In questa settimana avremmo potuto festeggiare la finale di Coppa Italia e la virtuale qualificazione alla Champions League e invece probabilmente ricorderemo questi giorni per il doppio fallimento. Per essere sicuri di andare in Champions siamo obbligati a vincere le ultime cinque partite. Peccato che nelle ultime sei abbiamo fatto cinque punti. Già domenica la Roma opererà il sorpasso e dopo la Coppa Italia potremo salutare anche la Champions League. La squadra è disorientata e disunita. Irriconoscibile. La colpa è soprattutto di Gattuso che da quando ha capito che l’avrebbero esonerato in ogni caso ha mollato. E la squadra lo ha capito. Come accade sempre. La dirigenza, un po’ inesperta, non è riuscita a frenare questo fenomeno di autodistruzione delle ultime settimane. E i risultati sono sotto gli occhi di tutti.

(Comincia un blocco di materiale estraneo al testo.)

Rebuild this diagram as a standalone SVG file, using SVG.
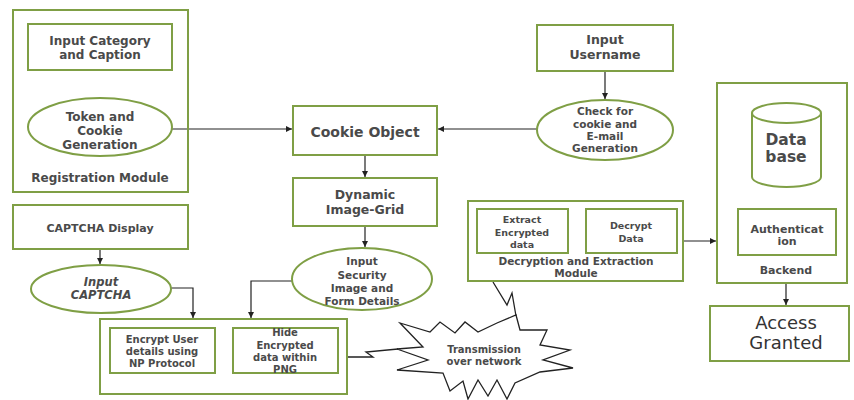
<svg xmlns="http://www.w3.org/2000/svg" width="854" height="400" viewBox="0 0 854 400">
<defs>
<marker id="arr" markerWidth="8" markerHeight="8" refX="6" refY="3" orient="auto" markerUnits="userSpaceOnUse">
<path d="M0,0 L6,3 L0,6 Z" fill="#222"/>
</marker>
<style>
.box{fill:#fff;stroke:#7f9f45;stroke-width:2}
.box2{fill:none;stroke:#7f9f45;stroke-width:2}
.t{font-family:"DejaVu Sans",Verdana,sans-serif;font-weight:bold;fill:#4a4a4a;text-anchor:middle}
.big{font-weight:normal;fill:#333}
.c{fill:none;stroke:#222;stroke-width:1.2}
.z{fill:none;stroke:#222;stroke-width:1.3;stroke-linejoin:miter}
</style>
</defs>
<rect width="854" height="400" fill="#fff"/>

<g id="connectors">
<line class="c" x1="172" y1="129" x2="292" y2="129" marker-end="url(#arr)"/>
<line class="c" x1="537" y1="129" x2="438" y2="129" marker-end="url(#arr)"/>
<line class="c" x1="605" y1="71" x2="605" y2="99" marker-end="url(#arr)"/>
<line class="c" x1="365" y1="155" x2="365" y2="177" marker-end="url(#arr)"/>
<line class="c" x1="365" y1="226" x2="365" y2="247" marker-end="url(#arr)"/>
<line class="c" x1="100" y1="249" x2="100" y2="264" marker-end="url(#arr)"/>
<polyline class="c" points="171,288 193,288 193,318" marker-end="url(#arr)"/>
<polyline class="c" points="293,281 251,281 251,318" marker-end="url(#arr)"/>
<line class="c" x1="683" y1="241" x2="716" y2="241" marker-end="url(#arr)"/>
<line class="c" x1="786" y1="283" x2="786" y2="305" marker-end="url(#arr)"/>
<polyline class="z" points="347,357 373,357 366,352 398,349"/>
<polyline class="z" points="493,282 507,305 512,293 516,316"/>
</g>

<g id="registration-module">
<rect class="box2" x="13" y="10" width="175" height="182"/>
<text class="t" x="100" y="182" font-size="12">Registration Module</text>
</g>
<g id="input-category">
<rect class="box" x="28" y="24" width="144" height="46"/>
<text class="t" x="100" y="45" font-size="12">Input Category</text>
<text class="t" x="100" y="59" font-size="12">and Caption</text>
</g>
<g id="token-cookie">
<ellipse class="box" cx="100" cy="127" rx="72" ry="29"/>
<text class="t" x="100" y="121" font-size="12">Token and</text>
<text class="t" x="100" y="135" font-size="12">Cookie</text>
<text class="t" x="100" y="149" font-size="12">Generation</text>
</g>

<g id="cookie-object">
<rect class="box" x="293" y="106" width="144" height="49"/>
<text class="t" x="365" y="137" font-size="14">Cookie Object</text>
</g>
<g id="dynamic-grid">
<rect class="box" x="293" y="178" width="144" height="48"/>
<text class="t" x="365" y="199" font-size="12.5">Dynamic</text>
<text class="t" x="365" y="214" font-size="12.5">Image-Grid</text>
</g>
<g id="input-security">
<ellipse class="box" cx="362" cy="279" rx="70" ry="31"/>
<text class="t" x="362" y="265" font-size="10.5">Input</text>
<text class="t" x="362" y="279" font-size="10.5">Security</text>
<text class="t" x="362" y="292" font-size="10.5">Image and</text>
<text class="t" x="362" y="305" font-size="10.5">Form Details</text>
</g>

<g id="input-username">
<rect class="box" x="537" y="25" width="136" height="46"/>
<text class="t" x="605" y="44" font-size="12.5">Input</text>
<text class="t" x="605" y="59" font-size="12.5">Username</text>
</g>
<g id="check-cookie">
<ellipse class="box" cx="605" cy="130" rx="68" ry="30"/>
<text class="t" x="605" y="115" font-size="10.5">Check for</text>
<text class="t" x="605" y="128" font-size="10.5">cookie and</text>
<text class="t" x="605" y="140" font-size="10.5">E-mail</text>
<text class="t" x="605" y="152" font-size="10.5">Generation</text>
</g>

<g id="backend">
<rect class="box2" x="717" y="83" width="130" height="200"/>
<text class="t" x="786" y="274" font-size="11">Backend</text>
</g>
<g id="database">
<path class="box" d="M752,113 A34.5,10 0 0 1 821,113 V177 A34.5,10 0 0 1 752,177 Z"/>
<path class="box2" d="M752,113 A34.5,10 0 0 0 821,113"/>
<text class="t" x="786" y="145" font-size="15.5">Data</text>
<text class="t" x="786" y="162" font-size="15.5">base</text>
</g>
<g id="authentication">
<rect class="box" x="738" y="209" width="98" height="46"/>
<text class="t" x="787" y="233" font-size="11">Authenticat</text>
<text class="t" x="787" y="245" font-size="11">ion</text>
</g>
<g id="access-granted">
<rect class="box" x="710" y="306" width="139" height="55"/>
<text class="t big" x="786" y="329" font-size="18">Access</text>
<text class="t big" x="786" y="349" font-size="18">Granted</text>
</g>

<g id="decryption-module">
<rect class="box2" x="468" y="201" width="215" height="80"/>
<text class="t" x="576" y="265" font-size="10.5">Decryption and Extraction</text>
<text class="t" x="576" y="277" font-size="10.5">Module</text>
</g>
<g id="extract-data">
<rect class="box" x="477" y="209" width="91" height="44"/>
<text class="t" x="522" y="223" font-size="9.5">Extract</text>
<text class="t" x="522" y="236" font-size="9.5">Encrypted</text>
<text class="t" x="522" y="248" font-size="9.5">data</text>
</g>
<g id="decrypt-data">
<rect class="box" x="586" y="209" width="91" height="44"/>
<text class="t" x="631" y="229" font-size="9.5">Decrypt</text>
<text class="t" x="631" y="242" font-size="9.5">Data</text>
</g>

<g id="captcha-display">
<rect class="box" x="13" y="205" width="175" height="44"/>
<text class="t" x="100" y="232" font-size="11">CAPTCHA Display</text>
</g>
<g id="input-captcha">
<ellipse class="box" cx="101" cy="289" rx="70" ry="24"/>
<text class="t" x="101" y="286" font-size="11.5" font-style="italic">Input</text>
<text class="t" x="101" y="299" font-size="11.5" font-style="italic">CAPTCHA</text>
</g>

<g id="encrypt-module">
<rect class="box2" x="100" y="319" width="247" height="75"/>
</g>
<g id="encrypt-user">
<rect class="box" x="110" y="328" width="105" height="45"/>
<text class="t" x="162" y="343" font-size="10">Encrypt User</text>
<text class="t" x="162" y="355" font-size="10">details using</text>
<text class="t" x="162" y="367" font-size="10">NP Protocol</text>
</g>
<g id="hide-png">
<rect class="box" x="233" y="328" width="105" height="45"/>
<text class="t" x="285" y="336" font-size="10">Hide</text>
<text class="t" x="285" y="349" font-size="10">Encrypted</text>
<text class="t" x="285" y="361" font-size="10">data within</text>
<text class="t" x="285" y="373" font-size="10">PNG</text>
</g>

<g id="transmission">
<polygon class="z" fill="#fff" points="400,323 430,332 440,322 455,333 465,322 478,332 497,323 516,315 520,330 547,330 540,345 570,350 543,360 573,368 540,372 515,383 507,399 497,380 488,396 478,380 468,399 463,381 450,391 443,373 397,370 428,360 397,349 423,347"/>
<text class="t" x="484" y="353" font-size="10">Transmission</text>
<text class="t" x="484" y="365" font-size="10">over network</text>
</g>
</svg>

Ancora una volta, come in tutti questi ultimi anni, le divisioni interne si sono impossessate del Milan. Divisioni a livelli dirigenziali, con Gazidis da una parte e Leonardo dall’altra. Divisioni nello spogliatoio. Le scelte tattiche e di formazione di Gattuso contro la Lazio sono state le più inconcepibili dell’anno. Un vero peccato buttare alle ortiche una stagione così. Speriamo di sbagliarci di grosso e speriamo che proprio come accadde nel 2013, nonostante le profonde spaccature interne, si riuscì a vincere a Siena e a staccare l’ultimo pass per la Champions League. All’epoca però l’allenatore, il tanto vituperato Allegri, remava dalla parte del Milan. Gattuso nelle ultime settimane lo sta facendo?